◆ SHORT PROBLEM
Can you transcribe the data exactly? Leave the pictures out.

======== AVAILABLE DATA

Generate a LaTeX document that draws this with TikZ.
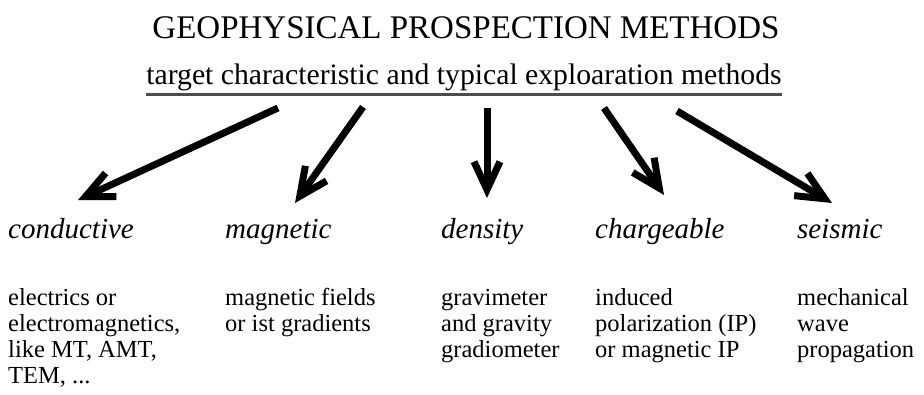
\documentclass[tikz,border=0pt]{standalone}
\usepackage{fontspec}
\setmainfont{Liberation Serif}
\usetikzlibrary{arrows.meta,positioning}
\tikzset{
  heading/.style={font=\fontsize{33}{36}\selectfont, inner sep=0pt, anchor=base},
  subhead/.style={font=\fontsize{29.7}{32}\selectfont, inner sep=0pt, anchor=base},
  target/.style={font=\fontsize{29}{32}\selectfont\itshape, inner sep=0pt, anchor=base west},
  method/.style={font=\fontsize{24.5}{26}\selectfont, inner sep=0pt, anchor=north west, align=left},
  pointer/.style={line width=7pt, -{Straight Barb[length=28pt, width=26pt]}},
}
\begin{document}
\begin{tikzpicture}[x=1pt,y=-1pt]
\useasboundingbox (0,0) rectangle (924,394);
\node[heading] (title) at (466,38) {GEOPHYSICAL PROSPECTION METHODS};
\node[subhead] (sub) at (464,84) {target characteristic and typical exploaration methods};
\draw[line width=2.5pt, black!70] ([yshift=-4pt]sub.south west) -- ([yshift=-4pt]sub.south east);
% target characteristics and methods, column by column
\foreach \n/\x/\t/\d in {
  cond/8/conductive/{electrics or\\electromagnetics,\\like MT, AMT,\\TEM, ...},
  magn/225/magnetic/{magnetic fields\\or ist gradients},
  dens/441/density/{gravimeter\\and gravity\\gradiometer},
  charg/595/chargeable/{induced\\polarization (IP)\\or magnetic IP},
  seis/797/seismic/{mechanical\\wave\\propagation}}{
  \node[target] (\n) at (\x,238) {\t};
  \node[method] (\n-m) at (\x,287) {\strut\d};
}
% arrows from the heading down to the targets
\foreach \n/\sx/\sy/\tx/\ty in {
  cond/278/108/78/200,
  magn/363/107/295/203,
  dens/487/108/487/198,
  charg/604/108/664/195,
  seis/677/111/832/203}{
  \coordinate (\n-s) at (\sx,\sy);
  \coordinate (\n-t) at (\tx,\ty);
  \draw[pointer] (\n-s) -- (\n-t);
}
\end{tikzpicture}
\end{document}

================

◆ COMPLETE OUTPUT
Generate a LaTeX document that draws this with TikZ.
\documentclass[tikz,border=0pt]{standalone}
\usepackage{fontspec}
\setmainfont{Liberation Serif}
\usetikzlibrary{arrows.meta,positioning}
\tikzset{
  heading/.style={font=\fontsize{33}{36}\selectfont, inner sep=0pt, anchor=base},
  subhead/.style={font=\fontsize{29.7}{32}\selectfont, inner sep=0pt, anchor=base},
  target/.style={font=\fontsize{29}{32}\selectfont\itshape, inner sep=0pt, anchor=base west},
  method/.style={font=\fontsize{24.5}{26}\selectfont, inner sep=0pt, anchor=north west, align=left},
  pointer/.style={line width=7pt, -{Straight Barb[length=28pt, width=26pt]}},
}
\begin{document}
\begin{tikzpicture}[x=1pt,y=-1pt]
\useasboundingbox (0,0) rectangle (924,394);
\node[heading] (title) at (466,38) {GEOPHYSICAL PROSPECTION METHODS};
\node[subhead] (sub) at (464,84) {target characteristic and typical exploaration methods};
\draw[line width=2.5pt, black!70] ([yshift=-4pt]sub.south west) -- ([yshift=-4pt]sub.south east);
% target characteristics and methods, column by column
\foreach \n/\x/\t/\d in {
  cond/8/conductive/{electrics or\\electromagnetics,\\like MT, AMT,\\TEM, ...},
  magn/225/magnetic/{magnetic fields\\or ist gradients},
  dens/441/density/{gravimeter\\and gravity\\gradiometer},
  charg/595/chargeable/{induced\\polarization (IP)\\or magnetic IP},
  seis/797/seismic/{mechanical\\wave\\propagation}}{
  \node[target] (\n) at (\x,238) {\t};
  \node[method] (\n-m) at (\x,287) {\strut\d};
}
% arrows from the heading down to the targets
\foreach \n/\sx/\sy/\tx/\ty in {
  cond/278/108/78/200,
  magn/363/107/295/203,
  dens/487/108/487/198,
  charg/604/108/664/195,
  seis/677/111/832/203}{
  \coordinate (\n-s) at (\sx,\sy);
  \coordinate (\n-t) at (\tx,\ty);
  \draw[pointer] (\n-s) -- (\n-t);
}
\end{tikzpicture}
\end{document}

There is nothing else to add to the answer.